Jacqueline ha hablado de una performance, a lo
mejor porque poco a poco creará una obra total a lo mejor más amplia, más
contundente ya que la poeta se la merece; pocas veces se ha escenificado, pocas
veces se le devuelve a la presencia que es la vida en el teatro, solo pervive en
su elemento: en ensayos literarios, en elucubraciones filosóficas, en relatos, en
biografías, en escasos escritos que tienen como centro esta mujer maravillosa o
en escenas escogidas intachablemente, para denotar su estado sensible, siempre
en movimiento alrededor de su propia existencia, con ese torrente de experiencia,
en fin , que ha sido la suya, que le perteneció hasta exprimirla, pero tan de
ella en que lejos de experimentarla como propia, como una característica de su
condición única, inalterable, a pesar de todo casi perfecta, y así se merece
esa imagen sucesiva de verla desmadejada, ya bañada por esa luz que esculpe también
a sus disculpas en este cortejo sin llanto, cortejo de líneas sinuosas y así de
simple objetivada con negros y rojos. Podríamos decir cuando la conducen, como
si Jacqueline creara un fresco propio para Alejandra.
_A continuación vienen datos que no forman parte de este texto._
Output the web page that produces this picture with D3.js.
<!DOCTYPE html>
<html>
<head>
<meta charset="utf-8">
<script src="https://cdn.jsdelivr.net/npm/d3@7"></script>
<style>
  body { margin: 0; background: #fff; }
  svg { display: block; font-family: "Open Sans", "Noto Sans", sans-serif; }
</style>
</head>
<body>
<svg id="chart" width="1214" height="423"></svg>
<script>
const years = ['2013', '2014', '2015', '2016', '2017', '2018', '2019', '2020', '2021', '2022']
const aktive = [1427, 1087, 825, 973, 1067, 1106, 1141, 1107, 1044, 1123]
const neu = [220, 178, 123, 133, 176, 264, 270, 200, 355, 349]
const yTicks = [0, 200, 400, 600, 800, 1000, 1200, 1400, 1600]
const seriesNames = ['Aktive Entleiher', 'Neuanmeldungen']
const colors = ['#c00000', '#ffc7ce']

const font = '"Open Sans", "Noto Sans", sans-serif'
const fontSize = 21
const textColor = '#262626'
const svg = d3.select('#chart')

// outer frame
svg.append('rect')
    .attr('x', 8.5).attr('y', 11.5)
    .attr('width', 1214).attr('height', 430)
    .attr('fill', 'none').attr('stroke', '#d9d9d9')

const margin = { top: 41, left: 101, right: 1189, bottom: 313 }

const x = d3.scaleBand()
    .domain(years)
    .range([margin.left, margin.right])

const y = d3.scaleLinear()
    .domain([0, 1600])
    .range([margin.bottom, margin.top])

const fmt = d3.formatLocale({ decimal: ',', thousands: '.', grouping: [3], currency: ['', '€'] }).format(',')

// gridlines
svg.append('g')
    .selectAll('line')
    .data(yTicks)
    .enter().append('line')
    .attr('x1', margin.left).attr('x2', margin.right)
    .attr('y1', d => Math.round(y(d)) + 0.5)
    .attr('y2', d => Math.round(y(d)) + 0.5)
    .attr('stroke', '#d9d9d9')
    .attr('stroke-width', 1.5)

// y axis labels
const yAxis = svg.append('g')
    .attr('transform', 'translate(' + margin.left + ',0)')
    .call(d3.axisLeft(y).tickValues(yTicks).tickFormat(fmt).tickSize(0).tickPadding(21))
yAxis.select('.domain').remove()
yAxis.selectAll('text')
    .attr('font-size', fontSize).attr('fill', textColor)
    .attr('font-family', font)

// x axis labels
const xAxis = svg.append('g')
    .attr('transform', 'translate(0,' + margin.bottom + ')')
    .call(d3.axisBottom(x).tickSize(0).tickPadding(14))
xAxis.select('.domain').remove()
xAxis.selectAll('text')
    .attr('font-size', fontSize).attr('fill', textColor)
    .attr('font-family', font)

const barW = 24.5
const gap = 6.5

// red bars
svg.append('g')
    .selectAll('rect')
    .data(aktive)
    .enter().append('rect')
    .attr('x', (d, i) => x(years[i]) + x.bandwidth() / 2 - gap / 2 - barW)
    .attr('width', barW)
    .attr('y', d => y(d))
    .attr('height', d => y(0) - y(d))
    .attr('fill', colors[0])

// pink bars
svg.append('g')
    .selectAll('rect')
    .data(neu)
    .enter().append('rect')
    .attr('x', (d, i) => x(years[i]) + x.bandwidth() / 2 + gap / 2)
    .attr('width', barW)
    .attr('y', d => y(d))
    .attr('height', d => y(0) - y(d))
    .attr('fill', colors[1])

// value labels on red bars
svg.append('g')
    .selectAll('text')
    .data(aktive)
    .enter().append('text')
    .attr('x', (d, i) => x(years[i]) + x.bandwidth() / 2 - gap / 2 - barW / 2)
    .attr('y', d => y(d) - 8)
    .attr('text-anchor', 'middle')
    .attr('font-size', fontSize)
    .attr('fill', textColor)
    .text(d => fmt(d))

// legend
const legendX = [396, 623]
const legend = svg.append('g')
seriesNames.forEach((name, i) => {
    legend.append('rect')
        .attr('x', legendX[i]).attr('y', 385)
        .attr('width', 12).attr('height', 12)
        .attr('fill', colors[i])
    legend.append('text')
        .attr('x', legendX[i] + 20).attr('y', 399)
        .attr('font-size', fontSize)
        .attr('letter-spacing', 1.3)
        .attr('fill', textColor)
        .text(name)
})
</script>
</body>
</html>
A lo mejor pienso en el
rostro de Santa Teresa en el Estaxis.
Jacqueline debe su forma a esta reserva creativa
que revela algo esencial que puede afirmarse directamente, no solo en imágenes
como el cortejo, sino cuando Alejandra ataviada de un manto rojo, estrella
total, caminando lentísima, lee el texto en manos de sus amigas como si fuera
el colmo en el momento de tantas atenciones que le obsequian nada menos que las
tres sílfides con el rango de ser las elegidas en este momento que es toda una elegía.
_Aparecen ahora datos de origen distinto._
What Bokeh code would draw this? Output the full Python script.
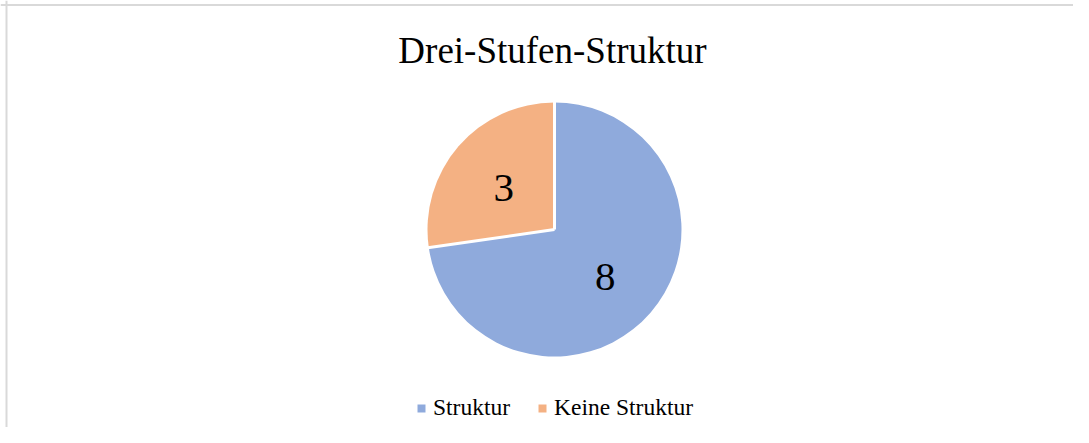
import numpy as np
from bokeh.plotting import figure
from bokeh.models import Range1d, ColumnDataSource, Label, Legend, LegendItem, Span
from bokeh.embed import file_html
from bokeh.resources import INLINE
from bokeh.core.properties import value

# ---- data ----
title_text = "Drei-Stufen-Struktur"
categories = ["Struktur", "Keine Struktur"]
counts = [8, 3]
colors = ["#8FAADC", "#F4B183"]

# ---- layout (pixel coordinates; y measured downward from the top) ----
W, H = 1073, 427


def py(y):
    return H - y


FONT = "Liberation Serif"
cx, cy, R = 554, py(229), 127

p = figure(width=W, height=H,
           x_range=Range1d(0, W), y_range=Range1d(0, H),
           output_backend="svg", toolbar_location=None, min_border=0,
           x_axis_location=None, y_axis_location=None,
           outline_line_color=None, background_fill_color="white",
           border_fill_color="white")
p.grid.visible = False

# chart border (top and left visible in the reference)
p.add_layout(Span(location=py(4.5), dimension="width", line_color="#D9D9D9", line_width=2))
p.add_layout(Span(location=6, dimension="height", line_color="#D9D9D9", line_width=2))

total = float(sum(counts))
cum = np.concatenate([[0.0], np.cumsum(counts)]) / total * 2 * np.pi
start = np.pi / 2 - cum[:-1]
end = np.pi / 2 - cum[1:]
mid = (start + end) / 2

src = ColumnDataSource(dict(
    cat=categories, val=counts, color=colors,
    start=start, end=end,
    lx=cx + 0.53 * R * np.cos(mid), ly=cy + 0.53 * R * np.sin(mid) - 3,
    label=[str(v) for v in counts],
))

wedges = p.wedge(x=cx, y=cy, radius=R, start_angle="start", end_angle="end",
                 direction="clock", fill_color="color", line_color=None, source=src)

# white separators between slices
p.ray(x=cx, y=cy, length=R + 1, angle=start, line_color="white", line_width=3)

p.text(x="lx", y="ly", text="label", source=src,
       text_font=value(FONT), text_font_size="41px",
       text_align="center", text_baseline="middle", text_color="black")

p.add_layout(Label(x=552, y=py(50), text=title_text, text_font=FONT,
                   text_font_size="37px", text_align="center",
                   text_baseline="middle", text_color="black"))

legend = Legend(
    items=[LegendItem(label=c, renderers=[wedges], index=i) for i, c in enumerate(categories)],
    orientation="horizontal", location=(416, 6),
    glyph_width=10, glyph_height=10, label_standoff=7, spacing=27,
    padding=0, margin=0, border_line_color=None, background_fill_alpha=0,
    label_text_font=FONT, label_text_font_size="23.5px", label_text_color="black",
)
p.add_layout(legend, "center")

open("out.html", "w").write(file_html(p, INLINE))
Pero sus cercanas, Manuela Penagos, Isabel Rose y Estefany Ortiz, no se acongojan ni se derriten en lágrimas, sino que cada
una de ellas ejecuta su danza en homenaje a ella, dándonos a entender con esta
frase de Porfirio que por ahí estaba sentado, anónimo en una de las butacas de
su teatro, Contra muerte, coros de alegría.
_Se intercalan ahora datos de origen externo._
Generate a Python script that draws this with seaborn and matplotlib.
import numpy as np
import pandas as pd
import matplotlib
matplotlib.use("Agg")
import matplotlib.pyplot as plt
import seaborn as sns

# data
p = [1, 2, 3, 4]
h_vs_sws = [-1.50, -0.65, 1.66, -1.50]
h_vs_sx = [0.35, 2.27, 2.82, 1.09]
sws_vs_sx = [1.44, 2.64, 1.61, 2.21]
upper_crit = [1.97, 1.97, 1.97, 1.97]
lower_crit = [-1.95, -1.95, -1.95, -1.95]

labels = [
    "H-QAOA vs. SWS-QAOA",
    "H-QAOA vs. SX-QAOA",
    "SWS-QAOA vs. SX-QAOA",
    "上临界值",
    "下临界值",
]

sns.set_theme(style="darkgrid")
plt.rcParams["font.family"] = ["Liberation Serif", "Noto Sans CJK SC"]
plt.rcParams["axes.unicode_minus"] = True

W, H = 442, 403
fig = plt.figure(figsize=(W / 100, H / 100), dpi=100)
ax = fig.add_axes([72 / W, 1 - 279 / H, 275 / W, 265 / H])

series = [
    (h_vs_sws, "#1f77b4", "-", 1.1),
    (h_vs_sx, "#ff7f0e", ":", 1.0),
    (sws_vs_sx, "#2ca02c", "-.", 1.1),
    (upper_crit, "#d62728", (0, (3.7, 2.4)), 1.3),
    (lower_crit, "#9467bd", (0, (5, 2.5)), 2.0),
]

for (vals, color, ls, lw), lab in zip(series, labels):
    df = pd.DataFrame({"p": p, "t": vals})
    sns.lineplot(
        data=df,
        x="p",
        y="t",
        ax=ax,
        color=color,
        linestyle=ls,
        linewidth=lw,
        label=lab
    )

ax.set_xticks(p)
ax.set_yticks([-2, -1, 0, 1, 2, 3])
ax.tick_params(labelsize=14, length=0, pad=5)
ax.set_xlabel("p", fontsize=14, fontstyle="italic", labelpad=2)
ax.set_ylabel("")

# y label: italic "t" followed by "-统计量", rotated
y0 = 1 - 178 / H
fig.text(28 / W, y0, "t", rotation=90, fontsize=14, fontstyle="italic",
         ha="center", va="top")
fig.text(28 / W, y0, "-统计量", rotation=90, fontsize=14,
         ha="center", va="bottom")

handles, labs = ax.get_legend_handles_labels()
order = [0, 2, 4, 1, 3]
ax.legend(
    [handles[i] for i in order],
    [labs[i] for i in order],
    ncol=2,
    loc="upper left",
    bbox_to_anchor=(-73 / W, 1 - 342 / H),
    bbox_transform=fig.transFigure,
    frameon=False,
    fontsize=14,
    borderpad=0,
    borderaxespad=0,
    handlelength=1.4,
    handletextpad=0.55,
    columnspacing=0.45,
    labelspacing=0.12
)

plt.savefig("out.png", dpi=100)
En esta puesta en escena de En busca de Alejandra hay apenas una
parte de ella procedida con grandes brochazos por parte de Jacqueline que ha
sido certera en encontrarla, eso sí, esos rasgos son fuertes, contundentes y explícitos,
qué es simple decirlo, pero allí están palmarios sus inicios, su tránsito y el decurso
de su caída donde la fusiona con su trasiego. Así registramos con un pronóstico
indiscutible, que esa escritora tan resueltamente delineada, no es más que un personaje,
es decir, la representación ecuánime y poderosa de una de sus máscaras. De ahí
que En busca de Alejandra ha dado su
primera certeza, es decir su primera huella que seguro dará la promesa
perentoria de ahondar en ella, en su escritura, en su actitud ante la vida para
saber en cuál de sus facetas vive, la persona, el personaje, la escritora o la
poeta, la mujer conflictiva o la bohemia, la amada por hombres y mujeres;
tantas facetas de ella para querer aprehenderla en sus diversos planos con una
sola voz que la distingue como una poeta certera que habla con una voz
distinguible, propia, matizada por sus diversos momentos, eso sí inconfundible,
apropiada de diversas maneras según sus lecturas por lectores o lectoras
díscolas, o por miradas llenas de seriedad que a veces la alejan de esa kermese
que ella vivió en sus noches.
Jacqueline Salazar nos ha dado su versión, su
primer paso nada menos que para describir esa poeta que nos habla desde cerca
con una voz que es pura presencia, y es precisamente ahí cuando queremos
quitarle sus disfraces y encontrar su esencia, esa que nos ha entregado son su
lenguaje sencillo, inconfundible, tácito Jacqueline Salazar, Carolina Taborda, Manuela
Penagos, Isabel Rose y Estefany Ortiz. Así Alejandra Pizarnik.